13. That leads me to Ms Johnstone’s additional ground, that the First-tier Tribunal failed to consider each of the mandatory considerations set out in s117B. She relies on the Upper Tribunal decision in Dube [2015] UKUT 90 (IAC). It is true that the determination does not in terms refer to Mr Power’s ability to speak English (as a Tier 4 (General) Student Migrant he has recently completed his MSc) but this is not the focus of the Secretary of State’s complaint. That is that there was no regard had to the fact that the family are, at least in part, reliant on his partner’s benefits. They cannot therefore be said to be “self-sufficient”. In fact that is not the test. The Act mandates that the public interest requires the migrant to be self-sufficient. Mr Power has paid foreign student fees for his BSc at Liverpool John Moore’s University and his recent MSc. He has been financially self-sufficient for the entire time that he has lived in the UK, and should the restrictions on the amount of hours he is entitled to work be lifted, no doubt that service to the public interest would extend to supporting his partner and children, thus removing them from their current dependence on the tax-payer. The determination does expressly address the public interest in maintaining immigration control [at 23] and in doing so notes that this was an appellant who has never breached immigration law. As for sub-section (5) the focus of the determination is the relationship with the children, not with the partner. It cannot therefore be said that this determination has failed to address the factors set out in s117B (1)-(5).
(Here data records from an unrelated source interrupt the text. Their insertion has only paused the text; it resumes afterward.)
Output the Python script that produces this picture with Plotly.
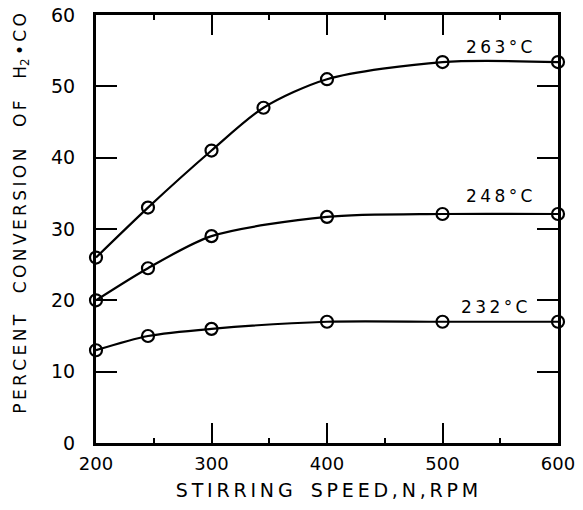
import plotly.graph_objects as go

rpm_263 = [200, 245, 300, 345, 400, 500, 600]
conv_263 = [26, 33, 41, 47, 51, 53.4, 53.4]
rpm_248 = [200, 245, 300, 400, 500, 600]
conv_248 = [20, 24.5, 29, 31.7, 32.1, 32.1]
rpm_232 = [200, 245, 300, 400, 500, 600]
conv_232 = [13, 15, 16, 17, 17, 17]

labels = ["263°C", "248°C", "232°C"]
label_x = [549, 549, 545]
label_y = [55.5, 34.6, 19.0]

x_title = "STIRRING SPEED,N,RPM"
y_title_parts = ["PERCENT", "CONVERSION", "OF", "H"]

FONT = "DejaVu Sans"
TS = "\u2009"


def spread(s, gap=3):
    return TS.join(list(s)).replace(TS + " " + TS, " " * gap)


fig = go.Figure()
for xs, ys in [(rpm_263, conv_263), (rpm_248, conv_248), (rpm_232, conv_232)]:
    fig.add_trace(go.Scatter(
        x=xs, y=ys, mode="lines+markers",
        line=dict(color="black", width=2.2, shape="spline", smoothing=0.8),
        marker=dict(symbol="circle-open", size=12, color="black", line=dict(width=2.2)),
        showlegend=False, cliponaxis=False,
    ))

for t, x, y in zip(labels, label_x, label_y):
    fig.add_annotation(x=x, y=y, text=spread(t), showarrow=False,
                       font=dict(family=FONT, size=17, color="black"))

y_title = spread(" ".join(y_title_parts), 4) + "<sub>2</sub>" + TS + "•" + TS + spread("CO")
fig.add_annotation(xref="paper", yref="paper", x=-0.162, y=0.536, text=y_title,
                   textangle=-90, showarrow=False, xanchor="center", yanchor="middle",
                   font=dict(family=FONT, size=17, color="black"))

fig.update_layout(
    width=583, height=510,
    margin=dict(l=96, r=25, t=15, b=67),
    paper_bgcolor="white", plot_bgcolor="white",
    font=dict(family=FONT, color="black"),
)
fig.update_xaxes(
    range=[200, 600], tickvals=[200, 300, 400, 500, 600],
    ticks="inside", ticklen=20, tickwidth=1.8, tickcolor="black",
    minor=dict(tickvals=[250, 350, 450, 550], ticks="inside", ticklen=5, tickcolor="black", tickwidth=1.5),
    showline=True, linewidth=3, linecolor="black", mirror="ticks",
    showgrid=False, zeroline=False, automargin=False,
    ticklabelstandoff=2,
    tickfont=dict(family=FONT, size=18),
    title=dict(text=spread(x_title, 3), font=dict(family=FONT, size=19), standoff=12),
)
fig.update_yaxes(
    range=[0, 60], tickvals=[0, 10, 20, 30, 40, 50, 60],
    ticks="inside", ticklen=21, tickwidth=1.8, tickcolor="black",
    showline=True, linewidth=3, linecolor="black", mirror="ticks",
    showgrid=False, zeroline=False, automargin=False,
    ticklabelstandoff=14,
    tickfont=dict(family=FONT, size=19),
)
fig.write_html("out.html", config={"displayModeBar": False},
               post_script="document.body.style.margin='0';document.body.style.padding='0';")
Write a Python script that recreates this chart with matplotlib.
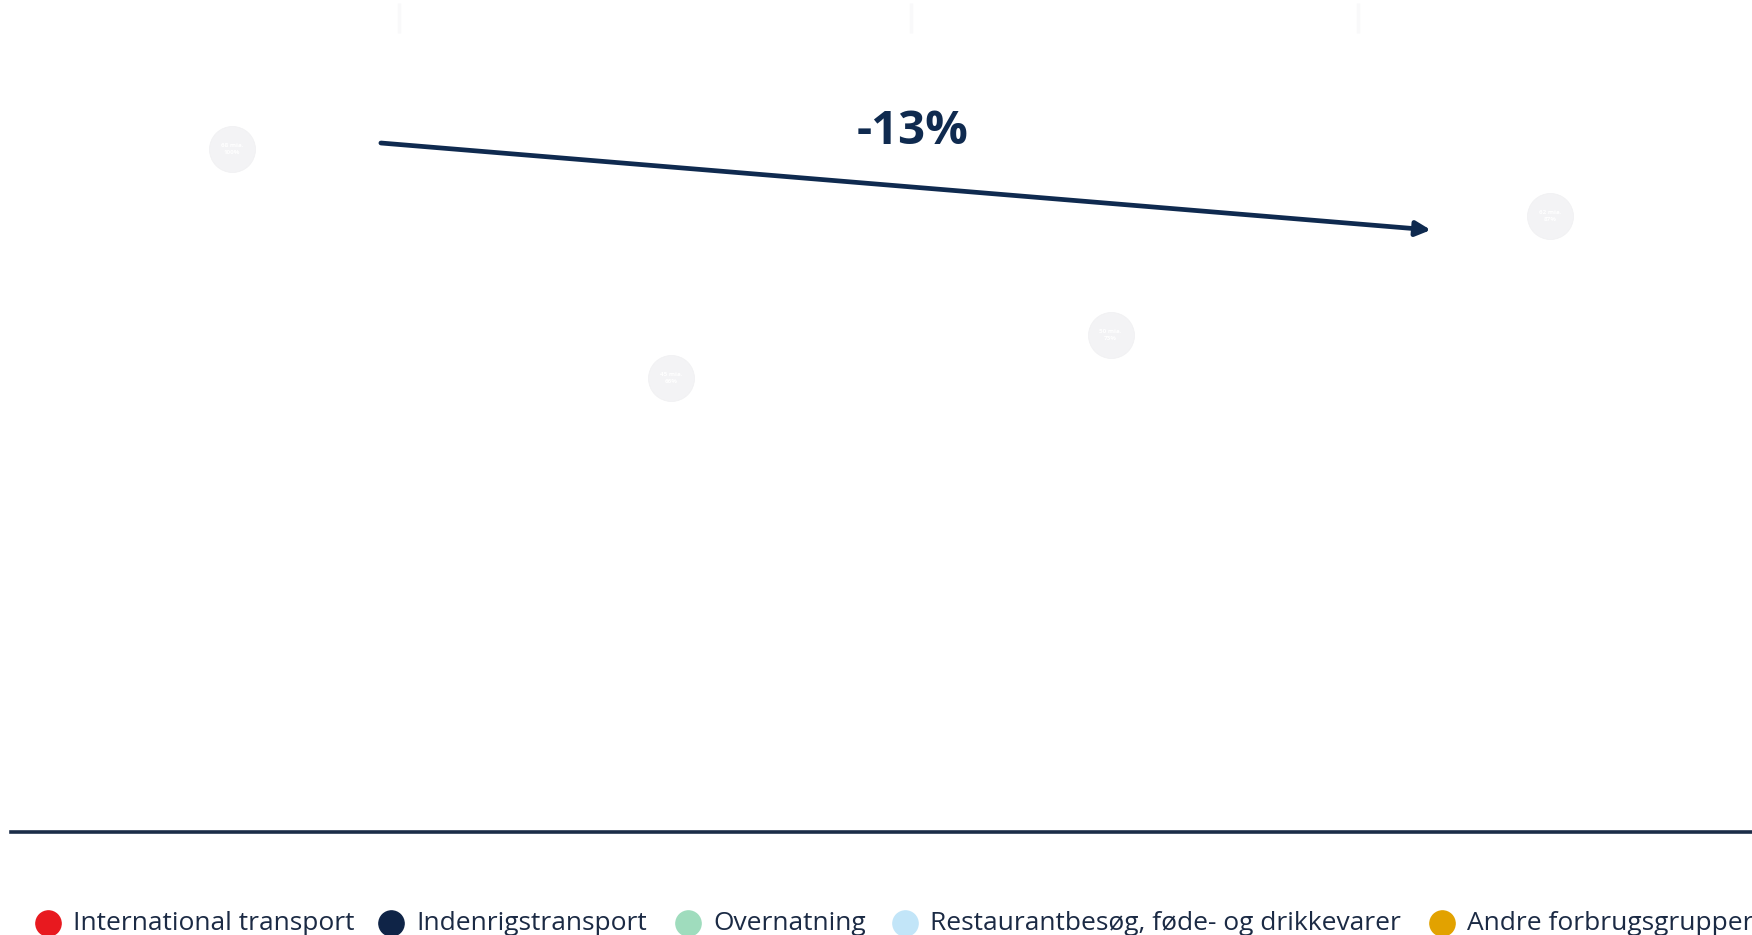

The fact is that this determination contains unchallenged findings that it would not be reasonable to expect these British children to leave the United Kingdom. In those circumstances s117B(6) expressly states that there is no public interest in removing their father. If there is no public interest in removing him, the Secretary of State cannot show the decision to be proportionate. The decision of the First-tier Tribunal was therefore rational, lawful and open to it on the evidence before it.
Decisions
14. The determination of the First-tier Tribunal does not contain an error of law and it is upheld.